27. The different motions of the arm may also, according to their direction, produce the same effect. Thus we have often witnessed a luxation inwards succeeding to a luxation downwards, in consequence of unskilful attempts to reduce it.
§ IV.
OF THE SIGNS.
28. The diagnosis of luxations of the humerus, presents in general, but few difficulties.
Whatever may be the mode or seat of the displacement, there always exists, as Hippocrates has observed, a manifest depression under the acromion, which exhibits a prominence more perceptible than in its natural state. The motions of the part are almost all accompanied with pain; the greater part of them are impracticable; all of them very much confined. The arm cannot move, without a synchronous motion of the shoulder, because, the articulation being no longer able to exercise its functions, these two parts constitute, so to speak, but one body.
29. Besides these signs, which characterize generally every species of luxation of the humerus, each species is marked by certain others peculiar to itself. If the displacement be downward, the arm is a little longer than in its natural state; it can be moved gently outwards; but an acute pain is the inevitable consequence of moving it forward or backward. The elbow is more or less removed from the axis of the body, by the action of the deltoid, the long portion of the biceps, and the supra-spinatus muscles, which, being unnaturally stretched, contract themselves and tend to carry the bone outward. The pains which result from this position, force the patient, in order to relieve them, to lean towards the affected side, to keep the fore-arm half-bent, the elbow resting on the hip, so that the arm, finding a place of support, may be freed from the painful movements, and from the disagreeable sensation produced by its own weight. From this attitude alone, was Desault in the habit of discovering luxations in a downward direction, and was rarely mistaken in his diagnosis. It is thus, that, in a fracture of the clavicle, the inclined position of the patient is oftentimes, at first sight, characteristic of the nature of his complaint. Beneath the hollow of the arm-pit there always exists a protuberance more or less perceptible, formed by the head of the humerus.
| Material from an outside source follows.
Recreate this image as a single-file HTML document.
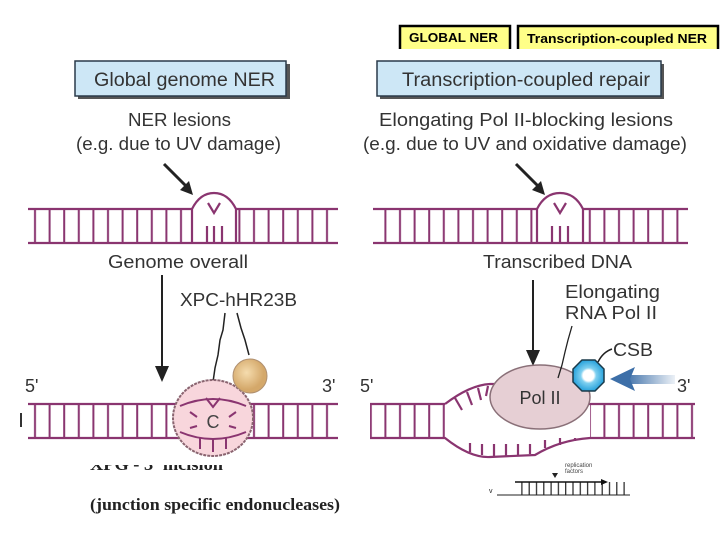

30. To the general signs of luxations of the humerus (28), that in an inward direction adds the following: the elbow, being separated from the trunk of the body, is carried a little backward; the humerus seems to direct itself towards the middle of the clavicle; motions backward are not very painful, while those in a forward direction are extremely so; under the pectoralis major a manifest protuberance exists; the arm is but little longer than in a natural state; the attitude is the same as in the preceding case.
31. Should a luxation in an outward direction occur, it would be particularly characterized by a hard tumour under the spine of the scapula, by the direction of the elbow forward, by its separation from the trunk, and by a little increase in the length of the arm.
A protuberance behind the clavicle, an obvious shortening of the arm, together with its direction, would plainly disclose a luxation upwards.
32. The signs discriminative of the nature of luxations of the humerus, are not always accompanied by the same degree of certainty as those that announce merely its existence. Thus, nothing is more difficult than to determine when a luxation inward is primitive, and when it is consecutive, the same phenomena being common to both. Nothing but an exact history of the disease, stating the order in which the phenomena have succeeded each other, can throw light on this point, which is the more interesting and important, as, according to the one or the other state of things, the processes of reduction ought to vary. In the first case, the head re-enters its natural cavity by a short route; whereas, in the second, it arrives there by a much longer one.
If, as Petit pretended, there exist luxations backward, sometimes primitive, and sometimes consecutive, the same remark may be applied to them with equal propriety.